According to Gilbert Kubwimana, the country director of Songa Designs, a company that makes Rwandan-made jewelry for sale in the US, the cost of transactions and shipping has been a hurdle beside unreliable clearance freight agencies.
“Although our target market is in North America and we try our best to improve both the volumes and quality of our products, the cost of transactions can double the price of a single item once in the US,” he said, urging the US to treat all traders fairly since those from bigger trading blocs are normally given faster access.

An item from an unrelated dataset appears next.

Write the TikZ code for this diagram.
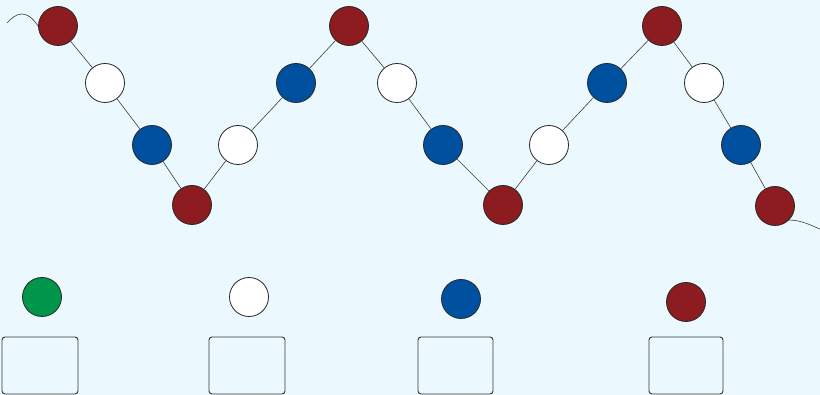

“The process of acquiring visas remains lengthy even if we qualify through that trade window. This doesn’t look good for companies seeking to make use of that market,” said Joselyne Bazubagira, the head of products at Kaliza Fashion and Design, another Rwandan company specialising in clothing lines.
Established in 2000, AGOA is the flagship of US trade engagement with Africa whose mandate was renewed by the US executive despite calls by Congress to terminate it in the interest of the US economy.
However, according to Francois Kanimba, the Minister for Trade and Industry, the relaunched AGOA Rwanda chapter will help traders unlock the potential of the US market although the priority has always been to first supply the local and regional markets.
“How do we link potential exporters from Rwanda to potential buyers in the US? Once we have such a linkage, a lot of things can happen. A buyer will come to your factory and tell you the product you have doesn’t suit the standards and requirements of his clients.
“Thus, we have a plan that provides for technical guidelines and assistance to design products that can respond to the needs of the American market,” he said.
While at least 98 per cent of all imports from eligible African countries enter the US market duty-free, just recently President Barack Obama decided to expand the list by 27 other products that can be traded in the US.
Under the Generalised System of Preferences (GSP) programme, approximately 5,000 products from 122 developing countries and territories, including 43 least-developed countries, are eligible for duty-free treatment when exported to the US. Nearly 1,500 of these are reserved for duty-free treatment for only least-developed beneficiary developing countries.
Kanimba further added that facilitation and intervention from both governments and the traders are already ongoing, especially on SMEs seeking to access trade-shows.
“We recently got major US buyers who came to Rwanda to talk to the apparel industry players and negotiated how they can sell their products in the US markets, and as I am speaking now, one of these buyers has concluded a deal. Now the player is in process to see how he can feed that market,” he added.
According to ambassador Barks-Ruggles, much as there is need to harmonise a number of systems to allow smooth trade between the two countries, transportation of goods remains another challenge and needs collective effort to address.
“Transport is a global industry; it’s not a US industry or African industry or any one country’s industry. It is a real challenge to get the transport cost down when you are in a landlocked country.
“The cheapest form of transport is shipping containers and if you don’t have an ocean on your border it makes it more expensive. Thus figuring out ways to bring down the price of transport is very important,” she said.
The envoy further stated that the US government had been pushing for the EAC to create free trade areas and focusing on bringing down non-tariff barriers, and the time spent at the borders to get harmonised customs papers.
Barks-Ruggles also said the US was also trying to ease visa acquisition for AGOA traders as effectively as possible.
In 2013, the AGOA exports share was calculated at 5.8 per cent of the total exports translating to Rwf18bn (about $25 million).
By late 2015, the exports had risen to $46.8 million (Rwf37 billion) mainly through commodities like tea, coffee, spices and vegetables.